The ABC’s will be similar in some respects to what the BBC planned for regional parts of Britain until opposition from local newspapers and other media forced the BBC Trust to end the idea.
At the 2014 ABC TV launch last week, it was revealed that the broadcaster will start charging people in 2014 who want to access archival programs and other more specialist material through iView. News Corp won’t be so unhappy about that because it’s a paywall — although we’ll probably see some News Corp drone bagging the ABC for asking Australians to pay for content they already own.

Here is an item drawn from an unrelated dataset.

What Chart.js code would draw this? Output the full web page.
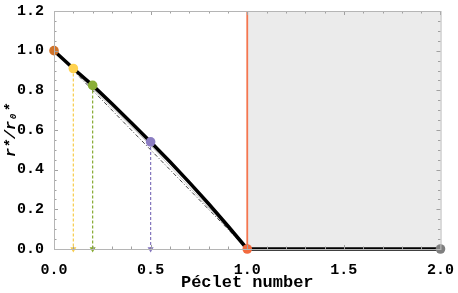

A further irritant for News Corp was the Indonesian tapping story, broken by the ABC in co-operation with the local arm of The Guardian, which broke the phone hacking story, caused the News of the World to be closed, embarrassed Rupert Murdoch, derailed James Murdoch’s career, caused Murdoch favourites Les Hinton and Rebekah Brooks to leave their high-powered News Corp jobs, and sent Brooks into court, where she’s now on trial, and cost the company upwards of a billion dollars in legal, restructuring costs, lost revenues, redundancies and asset impairment. And there will be more to come when the US Justice Department finally does a deal on breaches of the Foreign Corrupt Practices Act.
You might recall that The Australian assiduously chased WikiLeaks stories sourced from whistleblower Chelsea Manning that embarrassed involving the former Rudd government, after Fairfax released the relevant cables. Plainly there are good leaks involving government secrets, which embarrass the ALP, and bad leaks, which make life difficult for the Coalition. But yesterday, one of The Australian‘s reliable press gallery drones, Sid Maher, absurdly demanded of Tony Abbott whether NSA whistleblower Edward Snowden could be prosecuted under Australian law.
When you’re so desperate to attack a rival outlet that you start talking about extraterritorial prosecution of the whistleblowers who are their sources, you’re very confused about what exactly it is you’re doing as journalists.